[What needs to be done] Exclude the pictures, then repeat the remaining data exactly.

[Collected material]
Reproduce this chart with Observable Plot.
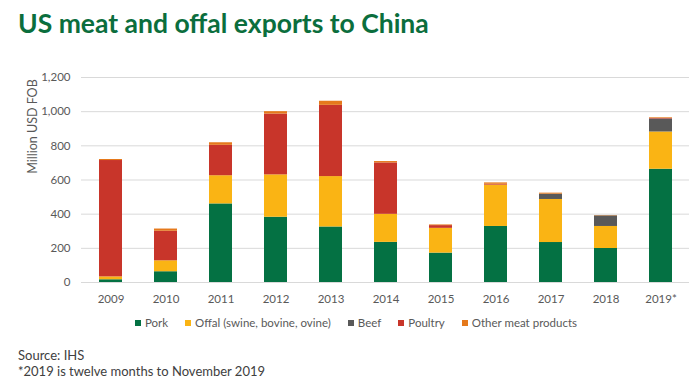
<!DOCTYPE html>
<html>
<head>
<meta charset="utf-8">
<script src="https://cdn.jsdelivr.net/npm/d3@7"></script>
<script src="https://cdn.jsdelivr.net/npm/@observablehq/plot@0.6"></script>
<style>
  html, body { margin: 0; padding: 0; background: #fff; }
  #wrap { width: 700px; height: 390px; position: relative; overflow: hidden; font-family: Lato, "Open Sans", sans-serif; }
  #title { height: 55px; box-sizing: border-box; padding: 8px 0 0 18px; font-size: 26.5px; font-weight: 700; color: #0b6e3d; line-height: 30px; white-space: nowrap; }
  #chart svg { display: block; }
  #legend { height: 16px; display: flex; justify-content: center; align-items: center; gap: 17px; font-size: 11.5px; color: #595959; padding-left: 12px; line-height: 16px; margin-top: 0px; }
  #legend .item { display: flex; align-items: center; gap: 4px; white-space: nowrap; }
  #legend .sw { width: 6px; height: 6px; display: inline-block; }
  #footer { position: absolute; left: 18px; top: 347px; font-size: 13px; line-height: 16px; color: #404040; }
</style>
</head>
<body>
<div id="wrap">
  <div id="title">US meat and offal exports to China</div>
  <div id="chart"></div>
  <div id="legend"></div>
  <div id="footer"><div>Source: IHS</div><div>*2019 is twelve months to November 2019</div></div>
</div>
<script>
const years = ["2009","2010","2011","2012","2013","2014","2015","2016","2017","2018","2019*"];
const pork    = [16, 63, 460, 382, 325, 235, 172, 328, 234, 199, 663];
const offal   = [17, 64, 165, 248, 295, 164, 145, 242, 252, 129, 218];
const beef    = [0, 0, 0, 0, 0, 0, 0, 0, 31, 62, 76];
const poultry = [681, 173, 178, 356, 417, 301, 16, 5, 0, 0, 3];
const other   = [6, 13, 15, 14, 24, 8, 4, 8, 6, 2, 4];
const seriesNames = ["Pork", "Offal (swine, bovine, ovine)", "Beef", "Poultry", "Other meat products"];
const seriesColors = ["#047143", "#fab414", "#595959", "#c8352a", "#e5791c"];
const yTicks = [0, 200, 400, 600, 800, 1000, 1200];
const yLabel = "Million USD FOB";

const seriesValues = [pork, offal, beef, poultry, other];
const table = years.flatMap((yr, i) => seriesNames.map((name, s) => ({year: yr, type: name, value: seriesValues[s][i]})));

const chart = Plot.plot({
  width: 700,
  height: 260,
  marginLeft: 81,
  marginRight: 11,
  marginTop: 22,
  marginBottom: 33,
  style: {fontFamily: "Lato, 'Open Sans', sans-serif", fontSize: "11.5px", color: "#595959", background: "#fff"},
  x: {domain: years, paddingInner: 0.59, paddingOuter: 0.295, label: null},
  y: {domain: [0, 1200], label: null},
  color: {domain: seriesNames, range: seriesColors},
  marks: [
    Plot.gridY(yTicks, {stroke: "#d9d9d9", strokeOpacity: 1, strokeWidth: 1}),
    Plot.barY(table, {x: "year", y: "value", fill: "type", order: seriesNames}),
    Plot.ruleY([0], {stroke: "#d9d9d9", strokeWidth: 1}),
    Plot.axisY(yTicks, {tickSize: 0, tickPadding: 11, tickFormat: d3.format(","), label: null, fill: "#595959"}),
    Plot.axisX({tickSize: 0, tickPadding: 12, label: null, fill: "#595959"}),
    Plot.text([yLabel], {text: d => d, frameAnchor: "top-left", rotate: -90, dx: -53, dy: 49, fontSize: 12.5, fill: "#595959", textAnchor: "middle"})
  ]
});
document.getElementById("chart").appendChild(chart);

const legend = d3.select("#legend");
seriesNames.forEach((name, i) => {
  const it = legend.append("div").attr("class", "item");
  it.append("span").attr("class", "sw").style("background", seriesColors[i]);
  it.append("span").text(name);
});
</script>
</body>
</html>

[Task output]
Reproduce this chart with Observable Plot.
<!DOCTYPE html>
<html>
<head>
<meta charset="utf-8">
<script src="https://cdn.jsdelivr.net/npm/d3@7"></script>
<script src="https://cdn.jsdelivr.net/npm/@observablehq/plot@0.6"></script>
<style>
  html, body { margin: 0; padding: 0; background: #fff; }
  #wrap { width: 700px; height: 390px; position: relative; overflow: hidden; font-family: Lato, "Open Sans", sans-serif; }
  #title { height: 55px; box-sizing: border-box; padding: 8px 0 0 18px; font-size: 26.5px; font-weight: 700; color: #0b6e3d; line-height: 30px; white-space: nowrap; }
  #chart svg { display: block; }
  #legend { height: 16px; display: flex; justify-content: center; align-items: center; gap: 17px; font-size: 11.5px; color: #595959; padding-left: 12px; line-height: 16px; margin-top: 0px; }
  #legend .item { display: flex; align-items: center; gap: 4px; white-space: nowrap; }
  #legend .sw { width: 6px; height: 6px; display: inline-block; }
  #footer { position: absolute; left: 18px; top: 347px; font-size: 13px; line-height: 16px; color: #404040; }
</style>
</head>
<body>
<div id="wrap">
  <div id="title">US meat and offal exports to China</div>
  <div id="chart"></div>
  <div id="legend"></div>
  <div id="footer"><div>Source: IHS</div><div>*2019 is twelve months to November 2019</div></div>
</div>
<script>
const years = ["2009","2010","2011","2012","2013","2014","2015","2016","2017","2018","2019*"];
const pork    = [16, 63, 460, 382, 325, 235, 172, 328, 234, 199, 663];
const offal   = [17, 64, 165, 248, 295, 164, 145, 242, 252, 129, 218];
const beef    = [0, 0, 0, 0, 0, 0, 0, 0, 31, 62, 76];
const poultry = [681, 173, 178, 356, 417, 301, 16, 5, 0, 0, 3];
const other   = [6, 13, 15, 14, 24, 8, 4, 8, 6, 2, 4];
const seriesNames = ["Pork", "Offal (swine, bovine, ovine)", "Beef", "Poultry", "Other meat products"];
const seriesColors = ["#047143", "#fab414", "#595959", "#c8352a", "#e5791c"];
const yTicks = [0, 200, 400, 600, 800, 1000, 1200];
const yLabel = "Million USD FOB";

const seriesValues = [pork, offal, beef, poultry, other];
const table = years.flatMap((yr, i) => seriesNames.map((name, s) => ({year: yr, type: name, value: seriesValues[s][i]})));

const chart = Plot.plot({
  width: 700,
  height: 260,
  marginLeft: 81,
  marginRight: 11,
  marginTop: 22,
  marginBottom: 33,
  style: {fontFamily: "Lato, 'Open Sans', sans-serif", fontSize: "11.5px", color: "#595959", background: "#fff"},
  x: {domain: years, paddingInner: 0.59, paddingOuter: 0.295, label: null},
  y: {domain: [0, 1200], label: null},
  color: {domain: seriesNames, range: seriesColors},
  marks: [
    Plot.gridY(yTicks, {stroke: "#d9d9d9", strokeOpacity: 1, strokeWidth: 1}),
    Plot.barY(table, {x: "year", y: "value", fill: "type", order: seriesNames}),
    Plot.ruleY([0], {stroke: "#d9d9d9", strokeWidth: 1}),
    Plot.axisY(yTicks, {tickSize: 0, tickPadding: 11, tickFormat: d3.format(","), label: null, fill: "#595959"}),
    Plot.axisX({tickSize: 0, tickPadding: 12, label: null, fill: "#595959"}),
    Plot.text([yLabel], {text: d => d, frameAnchor: "top-left", rotate: -90, dx: -53, dy: 49, fontSize: 12.5, fill: "#595959", textAnchor: "middle"})
  ]
});
document.getElementById("chart").appendChild(chart);

const legend = d3.select("#legend");
seriesNames.forEach((name, i) => {
  const it = legend.append("div").attr("class", "item");
  it.append("span").attr("class", "sw").style("background", seriesColors[i]);
  it.append("span").text(name);
});
</script>
</body>
</html>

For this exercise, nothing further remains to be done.